Der Aufwärtstrend der Börsen könnte vor diesem Hintergrund schnell einen Flächenbrand erzeugen, der auch für die Weltwirtschaft nicht ohne Folgen bleiben würde.

Kann die Regierung Rückschlage auf den Aktienmärkten kompensieren?

Ausländische Investoren gehen inzwischen von einer Blasenbildung aus, die derzeit vor allem bei Technologiepapieren augenfällig ist, aber auch andere Aktien betreffen dürfte. Die Liquiditätsflut auf den chinesischen Märkten pusht aus Expertensicht sowohl die Werte guter als auch die schlechter Unternehmen. Aktieninvestitionen in China gelten daher inzwischen als ausgesprochen risikoreich.
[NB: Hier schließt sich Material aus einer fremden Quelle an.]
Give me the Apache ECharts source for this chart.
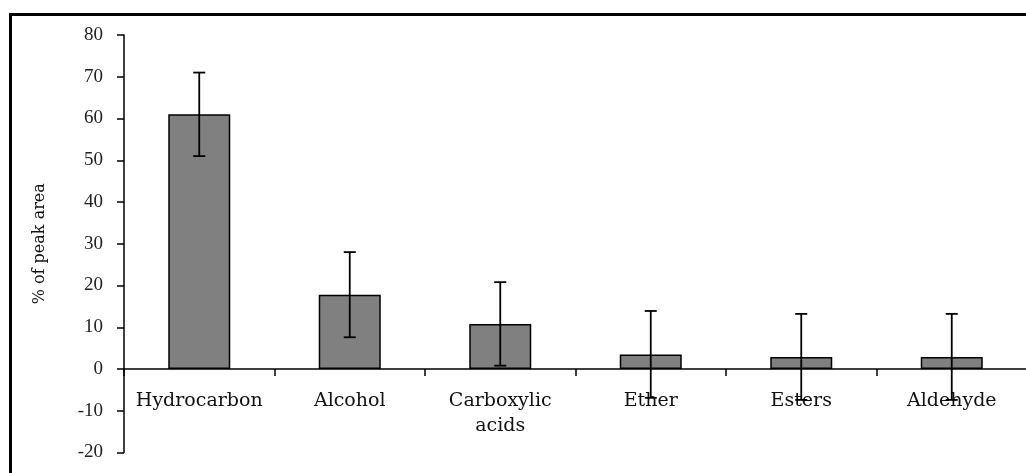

Heinz Rüttimann, Strategieanalyst für „Emerging Markets“ bei der Züricher Privatbank Julius Bär, meint zwar, dass die chinesische Regierung genügend Spielraum habe, um einen schlimmen Rückschlag zu verhindern –  Fakt ist jedoch, dass spekulative Investoren in immer stärkerem Mass mit schlechten Konjunkturdaten und entsprechenden geldpolitischen Kompensationen kalkulieren.



Die chinesische Realität gibt ihnen vorerst Recht – dem Höhenflug der Börse standen auch im April 2015 schwache Wirtschaftsdaten gegenüber. Der Einkaufsmanager-Index der britischen Grossbank HSBC und des Finanzinformationsinstituts Markit ist im vergangenen Monat auf 49,2 Punkte gefallen; als Wachstumsindikator gilt er erst ab einem Stand von 50 Punkten. Erwartet hatten Ökonomen für China 49,6 Punkte. Ihre Politik, den Markt mit billigem Geld zu fluten, wird die chinesische Zentralbank wohl vorerst beibehalten müssen.